PETALING JAYA: DXN Holdings Bhd’s facilities in China, which comprise large-scale raw-material cultivation and manufacturing sites, will help the direct-marketing company gain superior economies of scale and margins.
According to CGS-CIMB Research, DXN’s China operations are gearing up to enter China’s growing fast-moving consumer goods (FMCG) markets, while laying the groundwork for a local direct-selling licence.
“Management said DXN established its presence in China in 2015 with an aim to secure a local direct-selling licence, which has stringent requirements, including at least three years of track record in a domestic trading business,” the research house said. DXN China is currently in its third year of operations.
It added that DXN is expected to file a licence application in the next two to three years.
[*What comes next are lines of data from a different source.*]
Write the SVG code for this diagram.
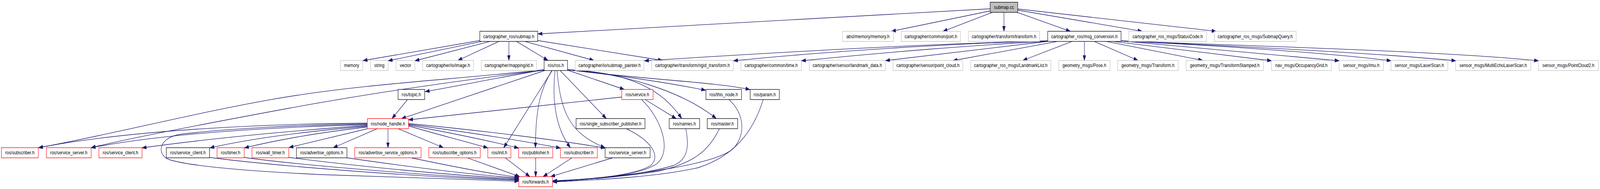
<svg xmlns="http://www.w3.org/2000/svg" width="4993" height="485" viewBox="0 0 4993 485" preserveAspectRatio="none">
<style>
:root{width:100vw;height:100vh}
rect{fill:#fff;stroke-width:1.3}
.g{stroke:#bfbfbf}
.k{stroke:#000}
.r{stroke:#ff0000}
.s{fill:#bfbfbf;stroke:#000}
text{font-family:"Liberation Sans",Arial,Helvetica,sans-serif;font-size:13px;text-anchor:middle;fill:#000}
#edges path{fill:none;stroke:#191970;stroke-width:1.3;marker-end:url(#a)}
</style>
<defs>
<marker id="a" markerUnits="userSpaceOnUse" markerWidth="14" markerHeight="10" refX="13.5" refY="5" orient="auto" viewBox="0 0 14 10">
<path d="M0,0.3 L14,5 L0,9.7 z" fill="#191970" stroke="#191970" stroke-width="0.8"/>
</marker>
</defs>
<rect x="0" y="0" width="4993" height="485" style="fill:#fff;stroke:none"/>
<g id="edges">
<path d="M3090,22.5 L1679,87"/>
<path d="M3090,28 L2782,80.3"/>
<path d="M3097,31.7 L2943,80.3"/>
<path d="M3133,31.7 L3133,80.3"/>
<path d="M3174,31.7 L3340,80.3"/>
<path d="M3176,26 L3564,80.3"/>
<path d="M3176,23 L3795,80.3"/>
<path d="M1498,104 L1133,155.5"/>
<path d="M1503,106.3 L1211.5,156"/>
<path d="M1529,106.3 L1295,156"/>
<path d="M1557,106.3 L1429,155"/>
<path d="M1588,106.3 L1588,155"/>
<path d="M1612,106.3 L1710,155"/>
<path d="M1638,106.3 L1853,155"/>
<path d="M1678,104 L2067,155"/>
<path d="M3270,105 C3000,110 2600,125 2011,156"/>
<path d="M3270,105 C3000,111 2600,130 2289,156"/>
<path d="M3271,106 C3050,115 2750,135 2501,156"/>
<path d="M3272,106 L2763.5,155.5"/>
<path d="M3300,106.3 L2974,155.5"/>
<path d="M3345,106.3 L3192,155"/>
<path d="M3384,106.3 L3384,155"/>
<path d="M3415,106.3 L3551,155"/>
<path d="M3453,106.3 L3753,155"/>
<path d="M3475,106.3 L3968,156"/>
<path d="M3498,105 L4179,156"/>
<path d="M3498,105 C3780,116 4150,136 4341,156"/>
<path d="M3498,105 C3850,118 4300,136 4543,156"/>
<path d="M3498,105 C3900,118 4500,131 4801,156"/>
<path d="M1698,179 C1550,200 1420,222 1327,235"/>
<path d="M1700,181 L1253,304.3"/>
<path d="M1698,179 C1400,205 1150,215 900,248 C650,281 350,345 120.5,379"/>
<path d="M1698,180 C1450,205 1150,240 900,278 C650,316 400,355 284.5,379"/>
<path d="M1723,181 L1572,379"/>
<path d="M1722,181 C1690,225 1671,270 1671,379"/>
<path d="M1732,181 C1722,260 1735,330 1780,379"/>
<path d="M1738,181 C1750,280 1770,340 1888,379"/>
<path d="M1748,181 L1892,304.3"/>
<path d="M1771,180 L1948,229.5"/>
<path d="M1771,179 C1990,185 2080,245 2127,304"/>
<path d="M1771,179 C1950,188 2130,235 2235,304"/>
<path d="M1771,179 C1950,195 2100,215 2202,231.5"/>
<path d="M1771,179 C2000,203 2250,212 2340,230"/>
<path d="M1146,316 C800,318 400,335 120.5,379"/>
<path d="M1146,320 C900,325 550,338 284.5,379"/>
<path d="M1146,322 C1000,330 700,350 443.5,379.5"/>
<path d="M1146,318 C950,320 700,330 560,345 C490,355 490,400 530,410 C600,428 800,440 1000,448 C1300,458 1500,462 1619,465"/>
<path d="M1146,324 C1000,334 800,352 655,379.5"/>
<path d="M1146,326 C1050,335 900,352 763,379.5"/>
<path d="M1148,330 L902,378.5"/>
<path d="M1177,330.3 L1040,379"/>
<path d="M1210.7,330.3 L1210.7,379"/>
<path d="M1243,330.3 L1383.5,379"/>
<path d="M1274.7,323 C1350,342 1450,362 1522,379.5"/>
<path d="M1274.7,321 C1400,340 1530,362 1618.3,380"/>
<path d="M1274.7,319 C1450,338 1620,360 1749,380"/>
<path d="M1274.7,317 C1500,335 1750,360 1888.3,380"/>
<path d="M1271.7,255.5 L1223.3,304.3"/>
<path d="M1940.3,249 L1275,307.5"/>
<path d="M2013.3,255.5 L2110,304.3"/>
<path d="M2002,255.5 C2060,300 2100,385 2050,420 C2000,450 1850,460 1725,465"/>
<path d="M1955,330.3 C2030,360 2065,400 2030,425 C1980,450 1850,460 1725,464"/>
<path d="M2140,330.3 C2150,370 2150,410 2100,425 C2000,450 1850,460 1725,466"/>
<path d="M2245,330.3 C2210,390 2160,420 2050,440 C1900,458 1800,462 1725,466"/>
<path d="M2275,255.5 C2320,290 2330,340 2290,380 C2240,420 2000,450 1725,466"/>
<path d="M2381.7,255.5 C2350,340 2290,400 2180,430 C2050,455 1850,462 1725,467"/>
<path d="M654,404 C850,425 1300,455 1619,462"/>
<path d="M762,404 C900,420 1300,450 1619,461"/>
<path d="M901.3,404 C1100,425 1400,450 1619,459"/>
<path d="M1082.7,405 C1250,425 1450,447 1619,457"/>
<path d="M1283,405 C1400,425 1520,445 1619,455"/>
<path d="M1458,405 L1622,453.3"/>
<path d="M1576.7,405 L1653.3,453.3"/>
<path d="M1671.7,405 L1671.7,453.3"/>
<path d="M1785,405 L1695,453.3"/>
<path d="M1911.7,405 L1718.3,453.3"/>
</g>
<g id="n_submap_cc"><rect class="s" x="3090" y="5.7" width="86" height="26"/><text x="3133" y="23">submap.cc</text></g>
<g id="n_cr_submap"><rect class="k" x="1497.3" y="80.3" width="180.7" height="26"/><text x="1587.65" y="97.6">cartographer_ros/submap.h</text></g>
<g id="n_absl"><rect class="g" x="2629" y="80.3" width="159" height="26"/><text x="2708.5" y="97.6">absl/memory/memory.h</text></g>
<g id="n_port"><rect class="g" x="2812.5" y="80.3" width="184.8" height="26"/><text x="2904.9" y="97.6">cartographer/common/port.h</text></g>
<g id="n_transform"><rect class="g" x="3022" y="80.3" width="222.3" height="26"/><text x="3133.15" y="97.6">cartographer/transform/transform.h</text></g>
<g id="n_msgconv"><rect class="k" x="3269.5" y="80.3" width="228.9" height="26"/><text x="3383.95" y="97.6">cartographer_ros/msg_conversion.h</text></g>
<g id="n_status"><rect class="g" x="3522.5" y="80.3" width="242.7" height="26"/><text x="3643.85" y="97.6">cartographer_ros_msgs/StatusCode.h</text></g>
<g id="n_query"><rect class="g" x="3789.3" y="80.3" width="255.5" height="26"/><text x="3917.05" y="97.6">cartographer_ros_msgs/SubmapQuery.h</text></g>
<g id="n_memory"><rect class="g" x="1062.3" y="155" width="69.7" height="26"/><text x="1097.15" y="172.3">memory</text></g>
<g id="n_string"><rect class="g" x="1156.3" y="155" width="55" height="26"/><text x="1183.8" y="172.3">string</text></g>
<g id="n_vector"><rect class="g" x="1236" y="155" width="58.7" height="26"/><text x="1265.35" y="172.3">vector</text></g>
<g id="n_image"><rect class="g" x="1319" y="155" width="158.7" height="26"/><text x="1398.35" y="172.3">cartographer/io/image.h</text></g>
<g id="n_id"><rect class="g" x="1502" y="155" width="172" height="26"/><text x="1588" y="172.3">cartographer/mapping/id.h</text></g>
<g id="n_ros"><rect class="k" x="1698" y="155" width="73" height="26"/><text x="1734.5" y="172.3">ros/ros.h</text></g>
<g id="n_painter"><rect class="g" x="1795" y="155" width="214.3" height="26"/><text x="1902.15" y="172.3">cartographer/io/submap_painter.h</text></g>
<g id="n_rigid"><rect class="g" x="2033.7" y="155" width="254.6" height="26"/><text x="2161" y="172.3">cartographer/transform/rigid_transform.h</text></g>
<g id="n_time"><rect class="g" x="2312.3" y="155" width="188.4" height="26"/><text x="2406.5" y="172.3">cartographer/common/time.h</text></g>
<g id="n_landmark"><rect class="g" x="2525.4" y="155" width="237.3" height="26"/><text x="2644.05" y="172.3">cartographer/sensor/landmark_data.h</text></g>
<g id="n_pointcloud"><rect class="g" x="2786.8" y="155" width="218" height="26"/><text x="2895.8" y="172.3">cartographer/sensor/point_cloud.h</text></g>
<g id="n_landmarklist"><rect class="g" x="3029" y="155" width="250.6" height="26"/><text x="3154.3" y="172.3">cartographer_ros_msgs/LandmarkList.h</text></g>
<g id="n_pose"><rect class="g" x="3303.7" y="155" width="160.4" height="26"/><text x="3383.9" y="172.3">geometry_msgs/Pose.h</text></g>
<g id="n_gtransform"><rect class="g" x="3487.7" y="155" width="189.1" height="26"/><text x="3582.25" y="172.3">geometry_msgs/Transform.h</text></g>
<g id="n_gtstamped"><rect class="g" x="3701.4" y="155" width="241.6" height="26"/><text x="3822.2" y="172.3">geometry_msgs/TransformStamped.h</text></g>
<g id="n_occ"><rect class="g" x="3967.7" y="155" width="186.9" height="26"/><text x="4061.15" y="172.3">nav_msgs/OccupancyGrid.h</text></g>
<g id="n_imu"><rect class="g" x="4179" y="155" width="138" height="26"/><text x="4248" y="172.3">sensor_msgs/Imu.h</text></g>
<g id="n_laser"><rect class="g" x="4340.5" y="155" width="177.5" height="26"/><text x="4429.25" y="172.3">sensor_msgs/LaserScan.h</text></g>
<g id="n_multi"><rect class="g" x="4542.5" y="155" width="234.5" height="26"/><text x="4659.75" y="172.3">sensor_msgs/MultiEchoLaserScan.h</text></g>
<g id="n_pc2"><rect class="g" x="4801" y="155" width="187" height="26"/><text x="4894.5" y="172.3">sensor_msgs/PointCloud2.h</text></g>
<g id="n_topic"><rect class="k" x="1242.3" y="229.5" width="83" height="26"/><text x="1283.8" y="246.8">ros/topic.h</text></g>
<g id="n_service"><rect class="r" x="1940.3" y="229.5" width="97.7" height="26"/><text x="1989.15" y="246.8">ros/service.h</text></g>
<g id="n_thisnode"><rect class="k" x="2203" y="229.5" width="111" height="26"/><text x="2258.5" y="246.8">ros/this_node.h</text></g>
<g id="n_param"><rect class="k" x="2341" y="229.5" width="91" height="26"/><text x="2386.5" y="246.8">ros/param.h</text></g>
<g id="n_nodehandle"><rect class="r" x="1146.3" y="304.3" width="128.4" height="26"/><text x="1210.5" y="321.6">ros/node_handle.h</text></g>
<g id="n_ssp"><rect class="k" x="1797.7" y="304.3" width="215" height="26"/><text x="1905.2" y="321.6">ros/single_subscriber_publisher.h</text></g>
<g id="n_names"><rect class="k" x="2088.3" y="304.3" width="95" height="26"/><text x="2135.8" y="321.6">ros/names.h</text></g>
<g id="n_master"><rect class="k" x="2207" y="304.3" width="95" height="26"/><text x="2254.5" y="321.6">ros/master.h</text></g>
<g id="n_subL"><rect class="r" x="4.3" y="379" width="115.2" height="26"/><text x="61.9" y="396.3">ros/subscriber.h</text></g>
<g id="n_ssL"><rect class="r" x="144.6" y="379" width="139.9" height="26"/><text x="214.55" y="396.3">ros/service_server.h</text></g>
<g id="n_scR"><rect class="r" x="308.6" y="379" width="134.7" height="26"/><text x="375.95" y="396.3">ros/service_client.h</text></g>
<g id="n_scB"><rect class="k" x="519" y="379" width="135" height="26"/><text x="586.5" y="396.3">ros/service_client.h</text></g>
<g id="n_timer"><rect class="r" x="677.3" y="379" width="84.7" height="26"/><text x="719.65" y="396.3">ros/timer.h</text></g>
<g id="n_wall"><rect class="r" x="786.3" y="379" width="115" height="26"/><text x="843.8" y="396.3">ros/wall_timer.h</text></g>
<g id="n_adv"><rect class="k" x="925" y="379" width="157.7" height="26"/><text x="1003.85" y="396.3">ros/advertise_options.h</text></g>
<g id="n_advsrv"><rect class="r" x="1107" y="379" width="207" height="26"/><text x="1210.5" y="396.3">ros/advertise_service_options.h</text></g>
<g id="n_subopt"><rect class="r" x="1338.3" y="379" width="160.4" height="26"/><text x="1418.5" y="396.3">ros/subscribe_options.h</text></g>
<g id="n_init"><rect class="r" x="1522.3" y="379" width="72" height="26"/><text x="1558.3" y="396.3">ros/init.h</text></g>
<g id="n_pub"><rect class="r" x="1618.3" y="379" width="106.7" height="26"/><text x="1671.65" y="396.3">ros/publisher.h</text></g>
<g id="n_subR"><rect class="r" x="1749" y="379" width="115" height="26"/><text x="1806.5" y="396.3">ros/subscriber.h</text></g>
<g id="n_ssB"><rect class="k" x="1888.3" y="379" width="140.4" height="26"/><text x="1958.5" y="396.3">ros/service_server.h</text></g>
<g id="n_forwards"><rect class="r" x="1619" y="453.3" width="105" height="26"/><text x="1671.5" y="470.6">ros/forwards.h</text></g>
</svg>
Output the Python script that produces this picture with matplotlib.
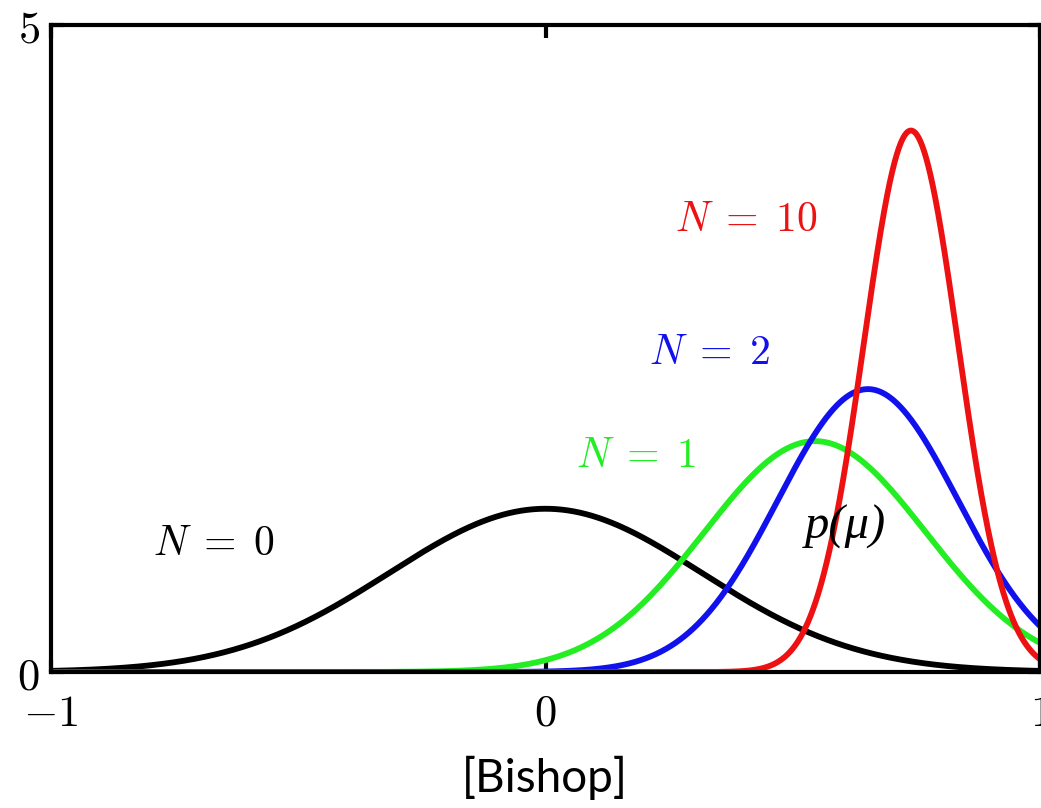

“Meanwhile, with the completion of its beverage factory in July 2023, DXN Ningxia has started to produce its high-margin ready-to-drink health products to venture into China’s fast-moving consumer goods market in 2024, launching in Hangzhou, Chengdu and Xinyang, as a means to build initial brand awareness and subsequently export to its other operating countries,” CGS-CIMB Research said.
The research house maintained its “add” call on DXN, with a target price of 85 sen.
“We believe DXN’s current valuation is undemanding at 8.5 times CY24 price earnings (PE) (38% discount to its overall peers’ 10-year average mean; given its superior scale economies and margins driving a strong three-year earnings per share compounded annual growth rate of 15% (FY23- FY26), while offering attractive dividend yields of 5%-6%.